Achieving Transformation. Role of Government


The phase of ‘Achieving Transformation’ is about embedding what is working into business as usual. There is generally a strong local evidence base of the impact achieved or the benefits of change. Now it is about leveraging that knowledge for broader impact, embedding these practices or new ways of working into business as usual at the local level and/or across the system to achieve transformational systems change. At this phase, partners are more confident and sophisticated in their approach to engaging with government and philanthropy. They have the relationships and knowledge from years of working together.

Scaling local innovations for broader impact poses significant questions for government: 

  • How might government take the principles, strategies or learnings from one or more systems change initiative and test them for greater scale? 
  • What are the right mechanisms to devolve decision making more closely to the local level, so that responses are tailored to local conditions?
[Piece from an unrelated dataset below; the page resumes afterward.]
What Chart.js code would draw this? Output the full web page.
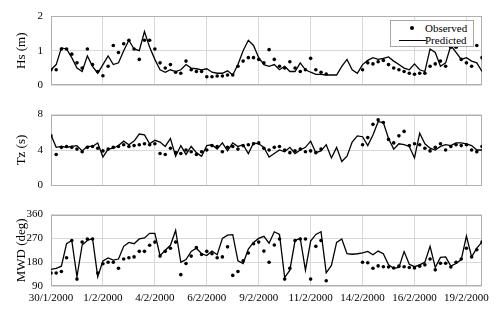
<!DOCTYPE html>
<html>
<head>
<meta charset="utf-8">
<title>Hs, Tz and MWD - observed vs predicted</title>
<script src="https://cdn.jsdelivr.net/npm/chart.js@4.4.1/dist/chart.umd.min.js"></script>
<style>
  body { margin: 0; background: #fff; }
  #wrap { position: relative; width: 496px; height: 313px; font-family: "Liberation Serif", "Times New Roman", serif; }
  .panel { position: absolute; left: 0; }
  #legend {
    position: absolute; left: 390px; top: 20px; width: 82px; height: 25px;
    border: 1px solid #a6a6a6; background: #fff; font-size: 11px; color: #000;
  }
  #legend .row { position: absolute; left: 0; height: 13px; line-height: 13px; width: 100%; }
  #legend .txt { position: absolute; left: 34px; }
  #legend .dot { position: absolute; left: 19px; top: 4px; width: 4px; height: 4px; border-radius: 50%; background: #000; }
  #legend .ln { position: absolute; left: 8px; top: 6px; width: 27px; height: 0; border-top: 1.3px solid #000; }
</style>
</head>
<body>
<div id="wrap">
  <canvas class="panel" id="hsChart" width="496" height="100" style="top:0"></canvas>
  <canvas class="panel" id="tzChart" width="496" height="100" style="top:100px"></canvas>
  <canvas class="panel" id="mwdChart" width="496" height="113" style="top:200px"></canvas>
  <div id="legend">
    <div class="row" style="top:1px"><span class="dot"></span><span class="txt">Observed</span></div>
    <div class="row" style="top:13px"><span class="ln"></span><span class="txt">Predicted</span></div>
  </div>
</div>
<script>
// Data: one record every 6 hours from 30/1/2000 00:00 (day offsets)
const STEP_DAYS = 0.25;
const X_MAX = 20.75;

// x axis tick labels (every 2.5 days)
const xTickLabels = ['30/1/2000', '1/2/2000', '4/2/2000', '6/2/2000', '9/2/2000',
                     '11/2/2000', '14/2/2000', '16/2/2000', '19/2/2000'];

// Hs (m)
const hsObserved = [
  0.45, 0.45, 1.05, 1.05,   0.9, 0.65, 0.5, 1.05,   0.6, 0.4, 0.28, 0.55,
  1.15, 0.95, 1.2, 1.3,     1.05, 0.75, 1.3, 1.3,   1.05, 0.65, 0.5, 0.6,
  0.38, 0.35, 0.7, 0.45,    0.4, 0.4, 0.25, 0.25,   0.27, 0.27, 0.3, 0.3,
  0.55, 0.7, 0.8, 0.8,      0.75, 0.65, 1.03, 0.75, 0.55, 0.5, 0.68, 0.5,
  0.4, 0.45, 0.78, 0.45,    0.38, 0.33, null, null, null, null, null, null,
  0.45, 0.65, 0.62, 0.68,   0.72, 0.6, 0.5, 0.45,   0.4, 0.35, 0.32, 0.35,
  0.35, 0.55, 0.62, 0.7,    0.55, 1.1, 1.1, 0.75,   0.65, 0.55, 1.15, 0.8
];
const hsPredicted = [
  0.45, 0.6, 1.08, 1.05,    0.8, 0.5, 0.4, 0.85,    0.55, 0.35, 0.6, 0.85,
  0.6, 0.65, 1.0, 1.3,      1.05, 1.0, 1.55, 1.1,   0.75, 0.45, 0.38, 0.45,
  0.4, 0.45, 0.6, 0.5,      0.48, 0.45, 0.48, 0.38, 0.35, 0.35, 0.42, 0.3,
  0.6, 1.0, 1.3, 1.15,      0.8, 0.6, 0.55, 0.6,    0.45, 0.55, 0.4, 0.4,
  0.65, 0.45, 0.38, 0.32,   0.32, 0.3, 0.3, 0.3,    0.55, 0.75, 0.45, 0.35,
  0.6, 0.72, 0.8, 0.75,     0.78, 0.82, 0.7, 0.6,   0.5, 0.45, 0.62, 0.45,
  0.4, 1.05, 0.95, 0.55,    0.65, 1.15, 0.95, 0.75, 0.8, 0.7, 0.65, 0.4
];

// Tz (s)
const tzObserved = [
  5.6, 3.5, 4.3, 4.4,   4.3, 4.1, 3.8, 4.3,   4.4, 4.2, 3.9, 4.1,
  4.3, 4.4, 4.6, 4.4,   4.5, 4.6, 4.7, 4.6,   4.7, 3.6, 3.5, 4.2,
  3.7, 3.6, 4.0, 3.8,   3.5, 3.8, 4.0, 4.5,   4.4, 3.8, 4.3, 4.4,
  4.1, 4.5, 4.6, 4.7,   4.8, 4.2, 4.0, 4.3,   4.4, 4.0, 3.7, 3.9,
  4.1, 3.8, 3.9, 3.7,   4.1, null, null, null, null, null, null, null,
  4.6, 5.4, 6.9, 7.4,   7.1, 5.2, 4.8, 5.6,   6.1, 4.5, 4.7, 4.6,
  4.2, 3.9, 4.3, 4.7,   4.0, 4.4, 4.6, 4.5,   4.6, 4.0, 3.8, 4.4
];
const tzPredicted = [
  5.7, 4.3, 4.4, 4.3,   4.4, 4.5, 3.9, 4.4,   4.4, 4.8, 3.2, 4.1,
  4.2, 4.5, 5.0, 4.6,   5.0, 5.8, 5.7, 4.7,   5.1, 4.9, 4.4, 5.3,
  3.3, 4.5, 3.5, 4.4,   3.7, 3.3, 4.5, 4.6,   4.1, 4.8, 3.9, 4.8,
  4.4, 4.6, 3.6, 4.8,   4.7, 4.3, 3.2, 3.6,   4.0, 3.8, 4.3, 3.6,
  4.0, 4.3, 5.0, 3.7,   3.9, 4.6, 3.1, 4.3,   2.7, 3.3, 4.9, 5.6,
  5.5, 4.5, 5.7, 7.2,   7.1, 5.3, 4.1, 4.7,   4.6, 4.4, 3.1, 5.9,
  4.7, 4.2, 4.0, 4.4,   4.6, 4.5, 4.8, 4.8,   4.7, 4.5, 4.0, 4.0
];

// MWD (deg)
const mwdObserved = [
  139, 139, 145, 197,   262, 116, 256, 268,   268, 139, 174, 180,
  180, 157, 192, 197,   200, 221, 221, 244,   256, 203, 221, 233,
  256, 133, 175, 203,   235, 209, 221, 212,   197, 200, 238, 130,
  145, 185, 215, 250,   256, 222, 180, 245,   268, 116, 157, 262,
  268, 268, 116, 240,   262, 110, null, null, null, null, null, null,
  180, 178, 157, 166,   163, 162, 158, 165,   163, 160, 158, 165,
  170, 192, 151, 176,   176, 162, 180, 192,   233, 200, 227, 256
];
const mwdPredicted = [
  153, 157, 165, 250,   262, 125, 245, 262,   270, 125, 185, 196,
  188, 192, 240, 255,   250, 268, 272, 289,   289, 205, 225, 244,
  300, 180, 190, 221,   233, 212, 205, 222,   208, 270, 282, 284,
  185, 175, 230, 255,   270, 278, 252, 295,   285, 122, 150, 262,
  270, 150, 260, 285,   295, 140, 168, 255,   268, 212, 210, 212,
  215, 221, 208, 222,   212, 170, 157, 160,   220, 172, 163, 170,
  180, 240, 160, 198,   200, 165, 175, 190,   279, 200, 233, 256
];

const FONT = 'Liberation Serif';
const GRID = '#d9d9d9';

function toPoints(values) {
  return values.map((v, i) => ({ x: i * STEP_DAYS, y: v }));
}

// grey frame round the plot area
const plotFrame = {
  id: 'plotFrame',
  beforeDatasetsDraw(chart) {
    const { ctx, chartArea: a } = chart;
    ctx.save();
    ctx.strokeStyle = '#b0b0b0';
    ctx.lineWidth = 1;
    ctx.strokeRect(Math.round(a.left) + 0.5, Math.round(a.top) + 0.5,
                   Math.round(a.right - a.left) - 1, Math.round(a.bottom - a.top) - 1);
    ctx.restore();
  }
};

function buildChart(id, cfg, padTop, padBottom) {
  return new Chart(document.getElementById(id), {
    type: 'line',
    data: {
      datasets: [
        {
          label: 'Observed',
          data: toPoints(cfg.observed),
          showLine: false,
          pointRadius: 1.8,
          pointBackgroundColor: '#000',
          pointBorderWidth: 0
        },
        {
          label: 'Predicted',
          data: toPoints(cfg.predicted),
          borderColor: '#000',
          borderWidth: 1.3,
          pointRadius: 0,
          tension: 0
        }
      ]
    },
    options: {
      responsive: false,
      animation: false,
      events: [],
      layout: {
        autoPadding: false,
        padding: { top: padTop, right: 14, bottom: padBottom, left: 0 }
      },
      plugins: { legend: { display: false }, tooltip: { enabled: false } },
      scales: {
        x: {
          type: 'linear',
          min: 0,
          max: X_MAX,
          grid: { color: GRID, drawTicks: false },
          border: { display: false },
          ticks: {
            display: cfg.showDates,
            stepSize: 2.5,
            includeBounds: false,
            autoSkip: false,
            maxRotation: 0,
            padding: cfg.showDates ? 6 : 0,
            color: '#000',
            font: { family: FONT, size: 11 },
            callback: v => xTickLabels[Math.round(v / 2.5)] || ''
          },
          afterFit: s => { s.height = cfg.xHeight; }
        },
        y: {
          min: cfg.min,
          max: cfg.max,
          grid: { color: GRID, drawTicks: false },
          border: { display: false },
          ticks: {
            stepSize: cfg.step,
            padding: 8,
            color: '#000',
            font: { family: FONT, size: 11 }
          },
          title: {
            display: true,
            text: cfg.title,
            color: '#000',
            font: { family: FONT, size: 13 },
            padding: { top: 14, bottom: 0 }
          },
          afterFit: s => { s.width = 51; }
        }
      }
    },
    plugins: [plotFrame]
  });
}

// build once, measure the plot area, then rebuild with the padding corrected
// so the plot area lands exactly on cfg.top..cfg.bottom
function makePanel(id, cfg) {
  const h = document.getElementById(id).height;
  const padBottom0 = h - cfg.bottom - cfg.xHeight;
  const probe = buildChart(id, cfg, cfg.top, padBottom0);
  const a = probe.chartArea;
  const padTop = cfg.top + (cfg.top - a.top);
  const padBottom = padBottom0 + (a.bottom - cfg.bottom);
  probe.destroy();
  return buildChart(id, cfg, padTop, padBottom);
}

makePanel('hsChart', {
  observed: hsObserved, predicted: hsPredicted,
  min: 0, max: 2, step: 1, title: 'Hs (m)',
  top: 16, bottom: 94, xHeight: 0, showDates: false
});
makePanel('tzChart', {
  observed: tzObserved, predicted: tzPredicted,
  min: 0, max: 8, step: 4, title: 'Tz (s)',
  top: 14, bottom: 87, xHeight: 0, showDates: false
});
makePanel('mwdChart', {
  observed: mwdObserved, predicted: mwdPredicted,
  min: 90, max: 360, step: 90, title: 'MWD (deg)',
  top: 9, bottom: 86, xHeight: 27, showDates: true
});
</script>
</body>
</html>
Examples might include regional or area governance structures with earned devolution of power, joint decision making with communities, and pooled funding mechanisms.
  • How do you ensure a minimum standard for Australia-wide or state-wide services yet enable tailoring to local conditions?
  • How does government mirror collaborative and holistic approaches when Government policy, programs, funding and monitoring are all portfolio based?

There are some interesting examples to watch across Australia where Social Impact Bonds, pooled funding, or outcomes-based commissioning are being tested, but it is early days. 

There are also significant implications for the skill sets of public servants. Government is increasingly embracing innovative approaches, frameworks and tools such as co-design, design sprints, hackathons, engaging lived experience and behavioural insights to inform policy and program design and implementation. However, these are not core business and significant shifts are required to capitalise on the benefit of collaborative approaches and to empower community to lead and deliver.

During this phase be mindful of:

  • Boundaries: the lines between policy and implementation may need to be increasingly blurred to support responses to complex problems. This will support adaptive strategy and a test and learn approach.
  • Capability: there will be a need to build the capability of the public service in increasingly valuable technical skills such as design thinking, engagement and facilitation, relationship brokering, evaluation and scaling of successful approaches. 
  • Funding: innovative funding pools for collaboratives tackling complex problems may be required, especially where this allows them to access funds in a timely way as needed. This could be to address a problem, develop a new idea, pilot or even scale.
  • Feedback: if they are not already in place, feedback loop structures will need to be built into government to connect knowledge and lessons from the local level to inform policy/ program design.